Aussi, L'Âge des ténèbres, qui est réalisé de manière à appuyer son propos pessimiste et noir, n'a pas la fluidité des Invasions barbares, par exemple. On comprend que c'est un choix voulu par le réalisateur, mais l'effet est moins doux, moins léger et fera de ce film un moins grand succès public, puisqu'il n'est pas livré dans un format apprécié d'un vaste public, contrairement au film précédent d'Arcand.
Enfin, l'aspect moins bien ficelé du tout joue en défaveur du cinéaste auprès des cinéphiles dont les attentes sont élevées.

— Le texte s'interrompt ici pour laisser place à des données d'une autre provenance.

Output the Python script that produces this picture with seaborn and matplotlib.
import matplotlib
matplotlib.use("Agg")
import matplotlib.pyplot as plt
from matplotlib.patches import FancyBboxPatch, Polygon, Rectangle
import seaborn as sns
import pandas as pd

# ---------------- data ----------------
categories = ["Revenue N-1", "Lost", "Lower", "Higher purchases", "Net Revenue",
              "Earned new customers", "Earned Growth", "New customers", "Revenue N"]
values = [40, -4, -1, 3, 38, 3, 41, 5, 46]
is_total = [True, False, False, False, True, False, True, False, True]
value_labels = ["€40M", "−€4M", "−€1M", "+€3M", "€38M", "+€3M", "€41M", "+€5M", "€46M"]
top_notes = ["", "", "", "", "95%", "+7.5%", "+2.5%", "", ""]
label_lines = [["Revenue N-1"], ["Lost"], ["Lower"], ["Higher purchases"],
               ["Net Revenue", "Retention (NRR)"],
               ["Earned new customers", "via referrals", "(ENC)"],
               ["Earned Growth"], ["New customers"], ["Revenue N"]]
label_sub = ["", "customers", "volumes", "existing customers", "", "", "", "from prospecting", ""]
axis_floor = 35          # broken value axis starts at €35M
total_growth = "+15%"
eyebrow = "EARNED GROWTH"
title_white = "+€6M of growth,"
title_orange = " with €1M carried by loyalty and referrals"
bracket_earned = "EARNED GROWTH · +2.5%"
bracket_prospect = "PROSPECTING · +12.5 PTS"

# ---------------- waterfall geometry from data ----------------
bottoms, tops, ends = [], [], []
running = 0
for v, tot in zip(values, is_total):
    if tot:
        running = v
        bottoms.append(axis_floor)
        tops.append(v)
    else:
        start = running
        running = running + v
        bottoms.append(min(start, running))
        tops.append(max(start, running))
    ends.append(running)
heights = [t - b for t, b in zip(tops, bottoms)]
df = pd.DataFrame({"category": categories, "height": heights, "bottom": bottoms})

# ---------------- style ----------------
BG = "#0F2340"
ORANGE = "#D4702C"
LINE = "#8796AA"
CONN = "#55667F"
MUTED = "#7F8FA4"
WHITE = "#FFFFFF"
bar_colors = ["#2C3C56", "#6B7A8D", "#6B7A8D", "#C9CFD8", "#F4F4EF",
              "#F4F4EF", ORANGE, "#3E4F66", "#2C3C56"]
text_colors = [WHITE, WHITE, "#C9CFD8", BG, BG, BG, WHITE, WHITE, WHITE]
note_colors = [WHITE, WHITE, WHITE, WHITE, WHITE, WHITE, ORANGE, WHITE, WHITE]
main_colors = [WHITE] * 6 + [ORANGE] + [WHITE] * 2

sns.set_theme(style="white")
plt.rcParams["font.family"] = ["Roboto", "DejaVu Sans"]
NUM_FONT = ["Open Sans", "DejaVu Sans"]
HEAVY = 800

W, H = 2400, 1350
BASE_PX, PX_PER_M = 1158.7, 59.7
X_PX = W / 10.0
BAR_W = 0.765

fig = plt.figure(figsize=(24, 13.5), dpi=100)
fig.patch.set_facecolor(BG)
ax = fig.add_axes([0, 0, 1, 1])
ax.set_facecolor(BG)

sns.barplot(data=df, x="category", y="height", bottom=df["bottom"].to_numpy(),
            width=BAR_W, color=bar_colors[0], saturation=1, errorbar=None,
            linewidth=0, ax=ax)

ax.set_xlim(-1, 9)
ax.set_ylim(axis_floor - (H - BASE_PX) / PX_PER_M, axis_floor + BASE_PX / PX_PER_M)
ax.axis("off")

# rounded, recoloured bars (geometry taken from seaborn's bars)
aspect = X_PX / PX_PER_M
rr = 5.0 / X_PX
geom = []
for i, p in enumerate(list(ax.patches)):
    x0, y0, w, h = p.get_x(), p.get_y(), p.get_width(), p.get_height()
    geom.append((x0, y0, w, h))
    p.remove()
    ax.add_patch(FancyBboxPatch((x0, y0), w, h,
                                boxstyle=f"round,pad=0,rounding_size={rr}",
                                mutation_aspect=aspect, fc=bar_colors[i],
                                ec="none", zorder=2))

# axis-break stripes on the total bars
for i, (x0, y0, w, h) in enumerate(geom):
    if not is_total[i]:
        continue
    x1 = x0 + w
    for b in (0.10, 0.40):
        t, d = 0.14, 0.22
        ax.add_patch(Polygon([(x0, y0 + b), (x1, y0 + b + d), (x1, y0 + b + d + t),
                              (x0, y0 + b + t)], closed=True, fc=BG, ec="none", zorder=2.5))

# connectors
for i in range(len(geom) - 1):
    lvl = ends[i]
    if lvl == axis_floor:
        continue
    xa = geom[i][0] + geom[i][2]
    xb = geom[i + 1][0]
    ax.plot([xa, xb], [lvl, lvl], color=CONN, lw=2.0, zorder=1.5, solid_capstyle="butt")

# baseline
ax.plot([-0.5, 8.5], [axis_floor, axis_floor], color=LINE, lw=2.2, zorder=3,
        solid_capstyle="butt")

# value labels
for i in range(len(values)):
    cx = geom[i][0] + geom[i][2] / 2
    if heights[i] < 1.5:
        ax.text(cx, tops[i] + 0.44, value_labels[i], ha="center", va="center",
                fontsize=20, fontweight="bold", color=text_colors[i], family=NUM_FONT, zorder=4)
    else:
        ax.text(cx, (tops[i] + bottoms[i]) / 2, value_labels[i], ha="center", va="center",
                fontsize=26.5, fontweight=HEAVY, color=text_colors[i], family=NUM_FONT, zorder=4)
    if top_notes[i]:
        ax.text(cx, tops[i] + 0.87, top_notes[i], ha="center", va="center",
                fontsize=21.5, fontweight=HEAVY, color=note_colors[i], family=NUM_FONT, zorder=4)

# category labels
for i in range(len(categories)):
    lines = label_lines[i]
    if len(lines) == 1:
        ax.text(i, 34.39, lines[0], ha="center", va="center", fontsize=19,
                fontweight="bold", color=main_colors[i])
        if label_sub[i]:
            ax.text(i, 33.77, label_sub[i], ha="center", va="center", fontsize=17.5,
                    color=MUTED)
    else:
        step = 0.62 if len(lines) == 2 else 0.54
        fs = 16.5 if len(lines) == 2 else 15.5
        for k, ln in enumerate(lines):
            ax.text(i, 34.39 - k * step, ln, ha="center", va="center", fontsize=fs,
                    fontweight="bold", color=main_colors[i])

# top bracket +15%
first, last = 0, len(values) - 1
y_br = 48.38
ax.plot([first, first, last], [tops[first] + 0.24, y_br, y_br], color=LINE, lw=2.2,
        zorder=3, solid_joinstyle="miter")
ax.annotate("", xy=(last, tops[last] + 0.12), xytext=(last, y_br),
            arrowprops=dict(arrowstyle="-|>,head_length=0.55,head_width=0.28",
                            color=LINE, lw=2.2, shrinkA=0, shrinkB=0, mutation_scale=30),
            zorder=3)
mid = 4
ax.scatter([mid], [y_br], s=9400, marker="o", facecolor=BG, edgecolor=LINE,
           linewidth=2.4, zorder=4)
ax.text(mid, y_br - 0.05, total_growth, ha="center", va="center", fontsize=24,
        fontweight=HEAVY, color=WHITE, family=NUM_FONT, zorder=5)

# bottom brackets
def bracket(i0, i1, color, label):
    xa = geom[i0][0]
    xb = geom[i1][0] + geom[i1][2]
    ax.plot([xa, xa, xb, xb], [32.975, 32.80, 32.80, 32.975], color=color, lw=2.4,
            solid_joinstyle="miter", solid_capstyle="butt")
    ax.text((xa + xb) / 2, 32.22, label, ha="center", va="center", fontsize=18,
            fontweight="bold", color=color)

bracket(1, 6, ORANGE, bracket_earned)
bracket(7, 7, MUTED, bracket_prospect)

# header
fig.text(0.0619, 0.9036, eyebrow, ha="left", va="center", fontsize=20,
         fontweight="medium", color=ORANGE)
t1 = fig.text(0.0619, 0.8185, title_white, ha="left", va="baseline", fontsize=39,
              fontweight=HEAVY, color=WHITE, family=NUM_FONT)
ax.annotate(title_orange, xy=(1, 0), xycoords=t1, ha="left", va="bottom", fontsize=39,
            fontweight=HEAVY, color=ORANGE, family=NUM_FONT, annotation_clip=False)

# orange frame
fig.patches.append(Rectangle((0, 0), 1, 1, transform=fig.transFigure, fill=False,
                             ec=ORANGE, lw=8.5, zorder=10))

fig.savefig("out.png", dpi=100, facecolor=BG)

Tel que mentionné plus haut, certains éléments auraient profités d'un resserrement au montage.
En terminant, je mentionnerais quelque chose d'important: Denys Arcand est un cinéaste de 60 et quelques années, avec son passé, ses préoccupations et l'habitude de faire des films personnels. Ses préocupations varient donc depuis des années et on ne va pas voir un Arcand comme on aborde les films de plus jeunes réalisateurs comme Francis Leclerc, Daniel Roby ou Patrick Huard. L'Âge des ténèbres met en scène des situations secondaires où on traite de la vieillesse, de l'abandon, du regard sur la vie passée et il s'agit parfois de thématiques de cinéastes plus âgés. La direction photo et le rythme général du film appartiennent également à une manière de faire qui contraste avec le renouveau du cinéma québécois des jeunes réalisateurs mentionnés ci haut ou des Ricardo Trogi ou Éric Tessier, par exemple.
Bref, je recommande L'Âge des ténèbres, avec certaines réserves, dépendant de quel genre de cinéphile vous êtes, car j'ai bien aimé et que je le reverrai certainement, comme tous les films d'Arcand que j'ai aimé. Le cinéaste crée des oeuvres qui méritent plusieurs visionnement si l'on veut en capter toute la profondeur, et L'Âge des ténèbres ne fait pas exception.